Les délais de recours liés à une radiation de Khalifa SALL sur la liste électorale sont incompatibles
avec la date du 20 janvier 2019, fixée par le Conseil Constitutionnel pour la publication de la liste
définitive des candidats à l’élection présidentielle du 24 février 2019. Enclencher une procédure de
radiation entraînait ipso facto la recevabilité de la candidature de Khalifa SALL. Pour conclure à
l’irrecevabilité de la candidature de Khalifa SALL, le Conseil Constitutionnel s’est arrogé une nouvelle
compétence qui n’existe nulle part dans la loi organique n°2016-23 du 14 juillet 2016 qui définit ses
compétences : priver un citoyen de la qualité d’électeur (le CC n’a aucune compétence pour radier un
citoyen des listes électorales). En conséquence, le Considérant N° 66 de la décision N°2/E/2019
précisant que « Khalifa Ababacar SALL ne peut plus se prévaloir de la qualité d’électeur au sens des
articles des articles L.27 et L.31 du code électoral ; que par suite ne remplissant pas la condition
prévue par l’alinéa 1 er de l’article L.57 du Code électoral, il ne peut faire acte de candidature à
l’élection présidentielle » est totalement illégal, nul et non avenu. Pour clore l’analyse sur le
Considérant N°66, précisons enfin que l’alinéa 1 de l’article L.57 du code électoral ne comporte
aucune disposition de nature à entraver la candidature de Khalifa SALL puisqu’il dispose que « Tout
sénégalais électeur peut faire acte de candidature et être élu, sous réserve des conditions d’âge et des cas
d’incapacité ou d’inéligibilité prévus par la loi ». Or, il a été prouvé d’une part que Khalifa SALL est
électeur et éligible, et d’autre part que l’article L.31 du code électoral ne lui est pas applicable
(concerne les condamnés qui ne sont pas encore inscrits, et non les condamnés déjà inscrits, et pour
qui, seule une procédure de radiation est de nature à les priver de la qualité d’électeur).

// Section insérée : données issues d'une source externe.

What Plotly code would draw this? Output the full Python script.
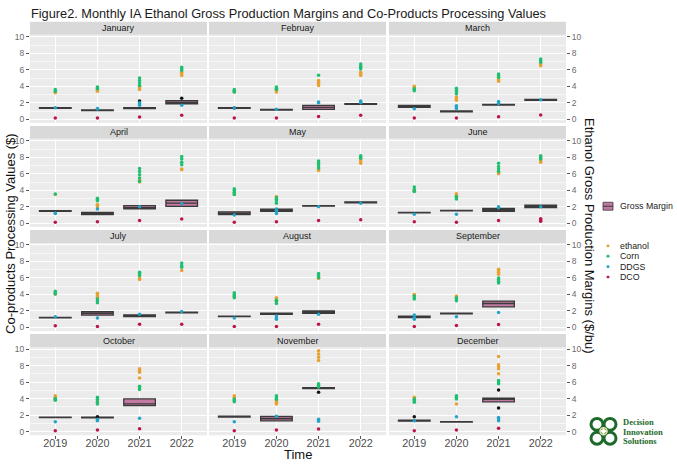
import plotly.graph_objects as go

# ---------------- data ----------------
months = ["January", "Februay", "March", "April", "May", "June",
          "July", "August", "September", "October", "November", "December"]
years = ["2019", "2020", "2021", "2022"]

# per month: values per year [2019, 2020, 2021, 2022]
ethanol = [
    [[3.2, 3.3], [3.4, 3.5, 3.6], [3.6, 3.8, 4.0], [5.3, 5.5, 5.7]],
    [[3.3, 3.4], [3.3, 3.5, 3.6], [4.1, 4.3, 4.5, 4.7], [5.3, 5.5, 5.7]],
    [[3.8, 3.9, 4.0], [2.3, 2.5, 2.7], [4.6, 4.8, 5.0], [6.5, 6.7]],
    [[3.5], [2.0, 2.2, 2.3], [5.0, 5.2, 5.3], [6.5, 6.6]],
    [[3.5, 3.7], [2.9, 3.1, 3.25], [6.4, 6.5, 6.7], [7.3, 7.5, 7.7]],
    [[3.9, 4.0], [3.3, 3.45, 3.6], [6.0, 6.15, 6.3], [7.4, 7.55, 7.7]],
    [[4.05, 4.1], [3.6, 3.8, 4.0, 4.15], [5.8, 5.9, 6.0], [6.9]],
    [[3.7, 3.8], [3.1, 3.3, 3.5, 3.6], [5.95, 6.0], []],
    [[3.9, 4.0], [3.7, 3.8], [6.45, 6.7, 6.9, 7.05], []],
    [[4.0, 4.2, 4.35], [3.5, 3.7], [6.5, 7.2, 7.4, 7.6], []],
    [[4.0, 4.2, 4.35], [3.35, 3.55, 3.75], [8.6, 9.0, 9.4, 9.8], []],
    [[3.9, 4.15], [3.35], [7.0, 7.6, 7.9, 8.1, 9.1], []],
]
corn = [
    [[3.4, 3.6], [3.7, 3.8, 3.9], [4.1, 4.4, 4.7, 5.0], [5.9, 6.1, 6.3]],
    [[3.3, 3.45, 3.6], [3.6, 3.75, 3.9], [5.35], [6.1, 6.3, 6.5, 6.7]],
    [[3.45, 3.6, 3.7], [3.1, 3.35, 3.55, 3.75], [5.1, 5.3, 5.5], [6.9, 7.1, 7.3]],
    [[3.55], [2.75, 2.9, 3.05], [5.1, 5.5, 5.9, 6.3, 6.65], [7.1, 7.4, 7.8, 8.1]],
    [[3.5, 3.75, 4.0, 4.2], [2.45, 2.7, 2.9, 3.1], [6.7, 7.0, 7.3, 7.55], [7.9, 8.05, 8.2]],
    [[3.85, 4.1, 4.4], [2.95, 3.1, 3.25], [6.3, 6.6, 6.9, 7.3], [7.8, 8.0, 8.2]],
    [[4.05, 4.2, 4.4], [3.0, 3.2, 3.45], [6.3, 6.5, 6.7], [7.3, 7.5, 7.8]],
    [[3.6, 3.8, 4.0, 4.2], [2.9, 3.1, 3.3], [6.05, 6.3, 6.55], []],
    [[3.45, 3.6, 3.8], [3.25, 3.45, 3.6], [5.4, 5.6, 5.8, 6.0], []],
    [[3.8, 3.9, 4.0], [3.35, 3.6, 3.9, 4.15], [5.1, 5.3, 5.5], []],
    [[3.6, 3.75, 3.95], [3.9, 4.1, 4.35], [5.4, 5.6, 5.8], []],
    [[3.55, 3.75, 3.95], [3.95, 4.15, 4.35], [5.8, 6.0, 6.2], []],
]
ddgs = [
    [[1.4], [1.25, 1.3], [1.7, 1.85, 2.0], [1.7]],
    [[1.36], [1.2], [2.0, 2.1], [2.0, 2.1, 2.2]],
    [[1.28], [1.3, 1.5, 1.65], [1.9, 2.0, 2.15], [2.36]],
    [[1.2, 1.25], [1.75], [2.0], [2.4]],
    [[1.0], [1.2, 1.4, 1.6, 1.75], [2.0], [2.43]],
    [[1.1], [1.1], [1.9, 2.0], [2.0]],
    [[1.29], [1.13], [1.6], [1.93]],
    [[1.13], [1.0, 1.15, 1.4], [1.6], []],
    [[1.0, 1.2, 1.5], [1.29], [1.81], []],
    [[1.18], [1.3, 1.5], [1.6], []],
    [[1.18], [1.84], [1.25, 1.5], []],
    [[1.3], [1.8], [1.3, 1.55, 1.7], []],
]
dco = [
    [[0.16], [0.16], [0.28], [0.48]],
    [[0.16], [0.16], [0.32], [0.48]],
    [[0.16], [0.16], [0.3], [0.5]],
    [[0.12], [0.2], [0.33], [0.53]],
    [[0.12], [0.2], [0.33], [0.45]],
    [[0.2], [0.12], [0.33], [0.25, 0.4, 0.55]],
    [[0.2], [0.12], [0.4], [0.4]],
    [[0.12], [0.12], [0.4], []],
    [[0.12], [0.24], [0.36], []],
    [[0.1], [0.18], [0.33], []],
    [[0.1], [0.2], [0.3], []],
    [[0.1], [0.18], [0.4], []],
]

# Gross margin box statistics per month, per year (None = no data)
gm_q1 = [
    [1.33, 1.05, 1.30, 1.88], [1.32, 1.12, 1.20, 1.81], [1.45, 0.90, 1.72, 2.30],
    [1.46, 1.05, 1.76, 2.05], [1.05, 1.45, 2.08, 2.50], [1.27, 1.50, 1.45, 1.92],
    [1.17, 1.50, 1.30, 1.78], [1.30, 1.60, 1.72, None], [1.20, 1.66, 2.50, None],
    [1.68, 1.67, 3.15, None], [1.75, 1.30, 5.20, None], [1.25, 1.15, 3.60, None],
]
gm_med = [
    [1.36, 1.08, 1.36, 2.05], [1.36, 1.16, 1.44, 1.84], [1.60, 0.96, 1.76, 2.36],
    [1.50, 1.18, 1.90, 2.45], [1.22, 1.55, 2.12, 2.55], [1.30, 1.54, 1.62, 2.06],
    [1.20, 1.70, 1.40, 1.81], [1.33, 1.66, 1.85, None], [1.29, 1.69, 2.90, None],
    [1.71, 1.71, 3.35, None], [1.80, 1.55, 5.25, None], [1.30, 1.18, 3.90, None],
]
gm_q3 = [
    [1.40, 1.12, 1.42, 2.25], [1.40, 1.19, 1.68, 1.88], [1.68, 1.00, 1.80, 2.42],
    [1.54, 1.32, 2.14, 2.80], [1.40, 1.72, 2.16, 2.60], [1.33, 1.58, 1.80, 2.20],
    [1.23, 1.90, 1.52, 1.84], [1.36, 1.72, 2.00, None], [1.38, 1.72, 3.20, None],
    [1.74, 1.75, 3.95, None], [1.86, 1.82, 5.32, None], [1.37, 1.21, 4.05, None],
]
# Gross margin outliers
out_month = ["January", "January", "Februay", "October", "November", "December", "December", "December"]
out_year = ["2021", "2022", "2019", "2020", "2021", "2019", "2021", "2021"]
out_value = [2.2, 2.56, 1.36, 1.8, 4.75, 1.8, 5.05, 2.85]

series_names = ["ethanol", "Corn", "DDGS", "DCO"]
series_data = [ethanol, corn, ddgs, dco]
series_colors = ["#E8A030", "#1FBF72", "#22A3C8", "#BC1446"]
box_fill = "#C27AA3"
box_line = "#3A3A3A"

# ---------------- layout geometry (page px) ----------------
W, H = 677, 464
col_x = [(30, 207), (209, 386), (389, 566)]
row_top = [19, 124, 229, 334]
strip_h = 13
panel_h = 89
MS = 3.5


def px(x):
    return x / W


def py(y):
    return 1 - y / H


fig = go.Figure()
layout = {}
shapes = []
annotations = []

for i, m in enumerate(months):
    r, c = divmod(i, 3)
    sfx = "" if i == 0 else str(i + 1)
    xa, ya = "x" + sfx, "y" + sfx
    x0, x1 = col_x[c]
    ptop = row_top[r] + strip_h
    pbot = ptop + panel_h
    bottom = (r == 3)
    layout["xaxis" + sfx] = dict(
        domain=[px(x0), px(x1)], anchor=ya, type="category",
        categoryorder="array", categoryarray=years, range=[-0.6, 3.6],
        showgrid=True, gridcolor="white", gridwidth=1, zeroline=False,
        showticklabels=bottom, ticks="outside" if bottom else "",
        ticklen=3, tickcolor="#555555", ticklabelstandoff=-5,
        tickfont=dict(size=10.8, color="#4d4d4d"), fixedrange=True,
    )
    side = "right" if c == 2 else "left"
    show_y = c != 1
    layout["yaxis" + sfx] = dict(
        domain=[py(pbot), py(ptop)], anchor=xa, side=side,
        range=[-0.45, 10.25], tickvals=[0, 2, 4, 6, 8, 10],
        showgrid=True, gridcolor="white", gridwidth=1, zeroline=False,
        minor=dict(tickvals=[1, 3, 5, 7, 9], showgrid=True,
                   gridcolor="rgba(255,255,255,0.6)", gridwidth=0.5),
        showticklabels=show_y, ticks="outside" if show_y else "",
        ticklen=3, tickcolor="#555555",
        tickfont=dict(size=8.5, color="#6b6b6b"), fixedrange=True,
    )
    # strip
    shapes.append(dict(type="rect", xref="paper", yref="paper",
                       x0=px(x0), x1=px(x1), y0=py(ptop), y1=py(row_top[r]),
                       fillcolor="#D9D9D9", line=dict(width=0), layer="below"))
    annotations.append(dict(text=m, x=px((x0 + x1) / 2), y=py(row_top[r] + strip_h / 2),
                            xref="paper", yref="paper", showarrow=False,
                            font=dict(size=9, color="#1a1a1a"),
                            xanchor="center", yanchor="middle"))

    # gross margin boxes
    bx, q1, md, q3 = [], [], [], []
    for j, yr in enumerate(years):
        if gm_med[i][j] is None:
            continue
        bx.append(yr)
        q1.append(gm_q1[i][j])
        md.append(gm_med[i][j])
        q3.append(gm_q3[i][j])
    fig.add_trace(go.Box(
        x=bx, q1=q1, median=md, q3=q3, lowerfence=q1, upperfence=q3,
        xaxis=xa, yaxis=ya, width=0.75, fillcolor=box_fill,
        line=dict(color=box_line, width=1.3), boxpoints=False,
        showlegend=False, hoverinfo="skip", name="Gross Margin",
    ))
    # outliers
    ox = [out_year[k] for k in range(len(out_value)) if out_month[k] == m]
    oy = [out_value[k] for k in range(len(out_value)) if out_month[k] == m]
    if ox:
        fig.add_trace(go.Scatter(x=ox, y=oy, xaxis=xa, yaxis=ya, mode="markers",
                                 marker=dict(color="#111111", size=MS),
                                 showlegend=False, hoverinfo="skip"))
    # points
    for sname, sdata, scol in zip(series_names, series_data, series_colors):
        xs, ys = [], []
        for j, yr in enumerate(years):
            for v in sdata[i][j]:
                xs.append(yr)
                ys.append(v)
        fig.add_trace(go.Scatter(x=xs, y=ys, xaxis=xa, yaxis=ya, mode="markers",
                                 marker=dict(color=scol, size=MS),
                                 showlegend=False, hoverinfo="skip", name=sname))

# ---------------- titles ----------------
annotations.append(dict(
    text="Figure2. Monthly IA Ethanol Gross Production Margins and Co-Products Processing Values",
    x=px(29), y=py(10.5), xref="paper", yref="paper", showarrow=False,
    xanchor="left", yanchor="middle", font=dict(size=12.75, color="#1a1a1a")))
annotations.append(dict(
    text="Co-products Processing Values ($)", x=px(11), y=py(233),
    xref="paper", yref="paper", showarrow=False, textangle=-90,
    xanchor="center", yanchor="middle", font=dict(size=13, color="#111111")))
annotations.append(dict(
    text="Ethanol Gross Production Margins ($/bu)", x=px(589), y=py(235),
    xref="paper", yref="paper", showarrow=False, textangle=90,
    xanchor="center", yanchor="middle", font=dict(size=13, color="#111111")))
annotations.append(dict(
    text="Time", x=px(298), y=py(455), xref="paper", yref="paper",
    showarrow=False, xanchor="center", yanchor="middle",
    font=dict(size=13, color="#111111")))

# ---------------- legend (drawn) ----------------
shapes.append(dict(type="rect", xref="paper", yref="paper",
                   x0=px(603), x1=px(613), y0=py(209), y1=py(201),
                   fillcolor=box_fill, line=dict(color=box_line, width=0.8)))
shapes.append(dict(type="line", xref="paper", yref="paper",
                   x0=px(603), x1=px(613), y0=py(205), y1=py(205),
                   line=dict(color=box_line, width=1)))
annotations.append(dict(text="Gross Margin", x=px(618), y=py(205), xref="paper",
                        yref="paper", showarrow=False, xanchor="left",
                        yanchor="middle", font=dict(size=8.8, color="#1a1a1a")))
leg_y = [245, 255.5, 266, 276.5]
for sname, scol, ly in zip(series_names, series_colors, leg_y):
    shapes.append(dict(type="circle", xref="paper", yref="paper",
                       x0=px(606.5), x1=px(609.5), y0=py(ly + 1.5), y1=py(ly - 1.5),
                       fillcolor=scol, line=dict(width=0)))
    annotations.append(dict(text=sname, x=px(618), y=py(ly), xref="paper",
                            yref="paper", showarrow=False, xanchor="left",
                            yanchor="middle", font=dict(size=8.8, color="#1a1a1a")))

# ---------------- logo ----------------
logo_green = "#1E6A2C"
for cx, cy in [(597, 425), (610, 425), (597, 439), (610, 439)]:
    shapes.append(dict(type="circle", xref="paper", yref="paper",
                       x0=px(cx - 6), x1=px(cx + 6), y0=py(cy + 6), y1=py(cy - 6),
                       line=dict(color=logo_green, width=3), fillcolor="rgba(0,0,0,0)"))
shapes.append(dict(type="circle", xref="paper", yref="paper",
                   x0=px(600), x1=px(607), y0=py(435.5), y1=py(428.5),
                   line=dict(color="#E8E6A8", width=1.5), fillcolor="rgba(0,0,0,0)"))
for t, ly in zip(["Decision", "Innovation", "Solutions"], [423, 432.5, 442]):
    annotations.append(dict(text="<b>" + t + "</b>", x=px(621), y=py(ly), xref="paper",
                            yref="paper", showarrow=False, xanchor="left",
                            yanchor="middle",
                            font=dict(size=8.5, color=logo_green,
                                      family="Liberation Serif, Times New Roman, serif")))

fig.update_layout(
    width=W, height=H, margin=dict(l=0, r=0, t=0, b=0),
    paper_bgcolor="white", plot_bgcolor="#EBEBEB",
    font=dict(family="Liberation Sans, Arial, sans-serif"),
    showlegend=False, shapes=shapes, annotations=annotations,
    **layout,
)

fig.write_html("out.html",
               config={"displayModeBar": False},
               post_script="document.body.style.margin='0';document.body.style.overflow='hidden';")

B- Le Sénégal bascule dans l’anarchie judiciaire
La justice sénégalaise qui faisait il y a quelques années encore, la fierté du continent africain, est
devenue méconnaissable sous le magistère de Macky SALL. Son image est considérablement
entachée à l’échelle régionale (CEDEAO), et internationale (ONU). Le Conseil Constitutionnel et la
Cour suprême devenus de simples « marionnettes » entre les mains du pouvoir exécutif sont
désacralisés et totalement décrédibilisés. Le principe de sécurité juridique a volé en éclats, créant
une rupture de confiance entre la justice et le peuple. L’insécurité juridique a atteint son paroxysme,
touchant de plein fouet l’organisation judiciaire : la Cour suprême peut dire que le rabat d’arrêt est
suspensif, et le Conseil Constitutionnel prétendre le contraire. Avec le chaos judiciaire qui se profile,
restaurer l’Etat de Droit est un impératif. Le Sénégal traverse un moment critique de son histoire où
les institutions judiciaires sont à terre. La démocratie sénégalaise est en DANGER. L’alerte lancée par
l’ambassade des USA à Dakar prouve que le risque de basculement est désormais possible.